:: DATA ::
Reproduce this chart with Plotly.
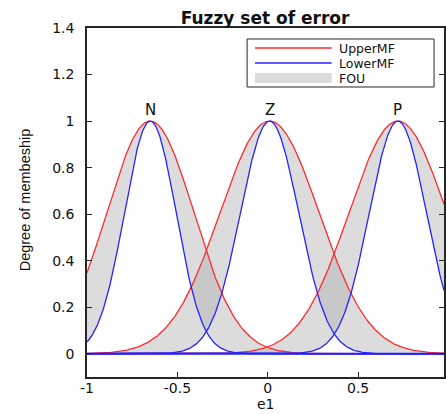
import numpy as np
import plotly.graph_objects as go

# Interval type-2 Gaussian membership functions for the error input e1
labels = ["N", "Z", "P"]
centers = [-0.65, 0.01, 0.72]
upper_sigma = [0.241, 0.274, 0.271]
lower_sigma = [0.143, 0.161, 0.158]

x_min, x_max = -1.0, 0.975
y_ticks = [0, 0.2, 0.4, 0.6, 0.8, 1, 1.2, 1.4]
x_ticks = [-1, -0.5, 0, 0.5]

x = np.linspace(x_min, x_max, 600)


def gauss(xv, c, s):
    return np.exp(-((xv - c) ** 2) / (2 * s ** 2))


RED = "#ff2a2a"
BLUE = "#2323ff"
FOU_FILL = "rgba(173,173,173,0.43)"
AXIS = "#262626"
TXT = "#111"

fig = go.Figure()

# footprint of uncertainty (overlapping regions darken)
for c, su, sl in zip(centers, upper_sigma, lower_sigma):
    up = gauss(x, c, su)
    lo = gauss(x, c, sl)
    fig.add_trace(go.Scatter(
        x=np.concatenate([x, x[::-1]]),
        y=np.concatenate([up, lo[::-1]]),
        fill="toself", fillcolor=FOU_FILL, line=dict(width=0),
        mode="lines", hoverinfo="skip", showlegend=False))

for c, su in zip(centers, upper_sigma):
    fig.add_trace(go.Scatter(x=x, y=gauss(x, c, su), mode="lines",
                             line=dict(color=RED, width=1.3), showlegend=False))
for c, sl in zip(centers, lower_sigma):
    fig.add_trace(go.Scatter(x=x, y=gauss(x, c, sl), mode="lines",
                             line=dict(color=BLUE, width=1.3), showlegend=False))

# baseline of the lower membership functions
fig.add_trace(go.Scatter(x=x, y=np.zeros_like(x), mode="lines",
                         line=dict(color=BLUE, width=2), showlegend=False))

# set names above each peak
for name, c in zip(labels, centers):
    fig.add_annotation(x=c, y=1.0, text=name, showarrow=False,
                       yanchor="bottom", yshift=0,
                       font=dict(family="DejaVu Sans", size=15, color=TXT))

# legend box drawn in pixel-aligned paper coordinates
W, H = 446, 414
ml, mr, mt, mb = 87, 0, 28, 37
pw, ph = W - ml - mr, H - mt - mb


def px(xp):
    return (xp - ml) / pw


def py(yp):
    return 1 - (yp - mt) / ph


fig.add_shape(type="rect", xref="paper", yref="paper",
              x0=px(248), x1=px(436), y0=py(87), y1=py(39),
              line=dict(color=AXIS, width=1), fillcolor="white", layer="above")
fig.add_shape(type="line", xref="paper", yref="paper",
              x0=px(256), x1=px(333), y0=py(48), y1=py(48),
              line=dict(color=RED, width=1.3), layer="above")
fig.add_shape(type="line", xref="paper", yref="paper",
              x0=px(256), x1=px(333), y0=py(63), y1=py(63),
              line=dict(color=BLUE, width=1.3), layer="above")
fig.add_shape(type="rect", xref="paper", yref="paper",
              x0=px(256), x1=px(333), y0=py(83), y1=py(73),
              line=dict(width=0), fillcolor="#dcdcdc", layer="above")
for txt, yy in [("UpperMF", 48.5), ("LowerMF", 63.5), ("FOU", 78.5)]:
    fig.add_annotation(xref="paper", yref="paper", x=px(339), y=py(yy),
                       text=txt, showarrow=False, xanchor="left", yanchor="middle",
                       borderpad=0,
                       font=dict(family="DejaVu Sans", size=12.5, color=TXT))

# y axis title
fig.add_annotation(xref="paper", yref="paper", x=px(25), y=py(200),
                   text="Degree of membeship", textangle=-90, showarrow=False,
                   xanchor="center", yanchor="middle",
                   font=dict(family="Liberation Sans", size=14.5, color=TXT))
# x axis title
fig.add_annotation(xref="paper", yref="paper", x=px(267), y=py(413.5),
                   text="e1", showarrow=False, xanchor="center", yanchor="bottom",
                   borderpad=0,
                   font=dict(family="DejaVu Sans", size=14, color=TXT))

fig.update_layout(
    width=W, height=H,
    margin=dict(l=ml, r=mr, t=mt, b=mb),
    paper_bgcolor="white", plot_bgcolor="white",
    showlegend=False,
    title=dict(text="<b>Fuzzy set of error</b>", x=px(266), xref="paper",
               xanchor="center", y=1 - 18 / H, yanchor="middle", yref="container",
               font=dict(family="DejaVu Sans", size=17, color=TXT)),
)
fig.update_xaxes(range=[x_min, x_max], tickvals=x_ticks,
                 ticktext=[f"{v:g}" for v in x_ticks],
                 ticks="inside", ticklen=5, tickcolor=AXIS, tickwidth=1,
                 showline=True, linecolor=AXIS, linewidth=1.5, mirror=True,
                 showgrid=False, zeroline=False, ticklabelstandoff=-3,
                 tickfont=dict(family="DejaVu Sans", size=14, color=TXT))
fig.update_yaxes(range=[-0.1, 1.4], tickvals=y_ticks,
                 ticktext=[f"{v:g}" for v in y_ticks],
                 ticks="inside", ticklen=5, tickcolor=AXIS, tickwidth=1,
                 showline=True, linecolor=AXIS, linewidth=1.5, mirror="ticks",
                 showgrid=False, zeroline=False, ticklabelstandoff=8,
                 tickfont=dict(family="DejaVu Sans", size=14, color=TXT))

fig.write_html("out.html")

:: TASK REQUIREMENTS ::
Reproduce only the lines from the beginning of the data through the line that contains "return 1 - (yp - mt) / ph", both included, and please drop the pictures.

:: WRITTEN ANSWER ::
Reproduce this chart with Plotly.
import numpy as np
import plotly.graph_objects as go

# Interval type-2 Gaussian membership functions for the error input e1
labels = ["N", "Z", "P"]
centers = [-0.65, 0.01, 0.72]
upper_sigma = [0.241, 0.274, 0.271]
lower_sigma = [0.143, 0.161, 0.158]

x_min, x_max = -1.0, 0.975
y_ticks = [0, 0.2, 0.4, 0.6, 0.8, 1, 1.2, 1.4]
x_ticks = [-1, -0.5, 0, 0.5]

x = np.linspace(x_min, x_max, 600)


def gauss(xv, c, s):
    return np.exp(-((xv - c) ** 2) / (2 * s ** 2))


RED = "#ff2a2a"
BLUE = "#2323ff"
FOU_FILL = "rgba(173,173,173,0.43)"
AXIS = "#262626"
TXT = "#111"

fig = go.Figure()

# footprint of uncertainty (overlapping regions darken)
for c, su, sl in zip(centers, upper_sigma, lower_sigma):
    up = gauss(x, c, su)
    lo = gauss(x, c, sl)
    fig.add_trace(go.Scatter(
        x=np.concatenate([x, x[::-1]]),
        y=np.concatenate([up, lo[::-1]]),
        fill="toself", fillcolor=FOU_FILL, line=dict(width=0),
        mode="lines", hoverinfo="skip", showlegend=False))

for c, su in zip(centers, upper_sigma):
    fig.add_trace(go.Scatter(x=x, y=gauss(x, c, su), mode="lines",
                             line=dict(color=RED, width=1.3), showlegend=False))
for c, sl in zip(centers, lower_sigma):
    fig.add_trace(go.Scatter(x=x, y=gauss(x, c, sl), mode="lines",
                             line=dict(color=BLUE, width=1.3), showlegend=False))

# baseline of the lower membership functions
fig.add_trace(go.Scatter(x=x, y=np.zeros_like(x), mode="lines",
                         line=dict(color=BLUE, width=2), showlegend=False))

# set names above each peak
for name, c in zip(labels, centers):
    fig.add_annotation(x=c, y=1.0, text=name, showarrow=False,
                       yanchor="bottom", yshift=0,
                       font=dict(family="DejaVu Sans", size=15, color=TXT))

# legend box drawn in pixel-aligned paper coordinates
W, H = 446, 414
ml, mr, mt, mb = 87, 0, 28, 37
pw, ph = W - ml - mr, H - mt - mb


def px(xp):
    return (xp - ml) / pw


def py(yp):
    return 1 - (yp - mt) / ph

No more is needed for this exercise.